A democracia fundada no rescaldo do golpe de estado militar que derrubou a anterior ditadura limitou-se, até agora, a instalar uma partidocracia de cariz endogâmico, apoiada nas velhas redes de caciquismo local, e financiada pelas mesmas elites de sempre, que, como é sabido, recuperaram quase todo o poder que perderam entre março e novembro de 1975, retomando depois, paulatinamente, contra o próprio texto constitucional (por isso precisa de ser inteiramente revisto), não só o que seria legitimamente seu, mas muito mais do que isso: o mesmíssimo poder de corromper estruturalmente o Estado e as suas instituições, e agora também a democracia populista que entretanto se instalou para viver, como a elite corrupta e preguiçosa que há séculos temos, das rendas ilegítimas e da expropriação fiscal crescente da larga maioria dos portugueses.

Não deixa de ser irónico que o texto do célebre memorando de capitulação orçamental do país face aos nossos credores, representados pela famigerada Troika, seja, no essencial, um libelo contra o abuso das elites e o excesso de rendas extraídas à produtividade potencial do país. Talvez por isso o documento precisasse de duas semanas para ser traduzido, apesar de ter sido a principal arena da retórica partidocrata durante essas mesmas duas semanas. Nenhum jornal teve a coragem e o bom senso de publicar e distribuir o dito Memorando, para que alguns milhares, já não digo milhões, de portugueses o pudessem ler e discutir na praça pública e quotidiana da democracia que temos.

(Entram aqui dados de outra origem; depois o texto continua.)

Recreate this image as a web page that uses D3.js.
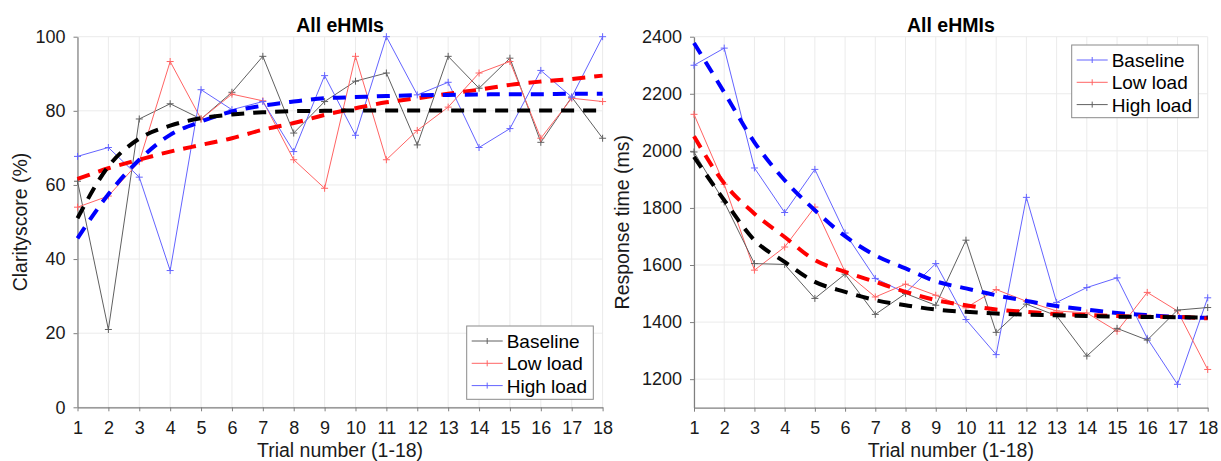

A nossa salvação enquanto nação e estado depende largamente da concretização da União Europeia, mas depende, antes de mais e sobretudo, de nós mesmos. Depende, para já, de sabermos se teremos ou não a coragem para proceder a uma profunda alteração de regime, que a tal Revolução de Abril não logrou. A Constituição que temos é uma fraude. Uma fraude porque anuncia o impossível, uma fraude porque determina o que ninguém cumpre —a começar pelo sistema partidário e instituições constitucionalmente desenhados e instituídos—, e uma fraude ainda porque não obteve algo de tão elementar como seja libertar a sociedade e a economia das elites, antigas e novas, que vivem literalmente à custa de monopólios, rendas e privilégios corporativos, prejudicando gravemente a saúde económica e cultural do país.

A bancarrota em que voltámos a cair demonstra que o essencial não mudou, apesar de toda a retórica oportunista.

Eu recomendaria ao senador Adriano Moreira a leitura de um livro que acabo de devorar: Why Nations Fail, de Daron Acemoglu e James A. Robinson.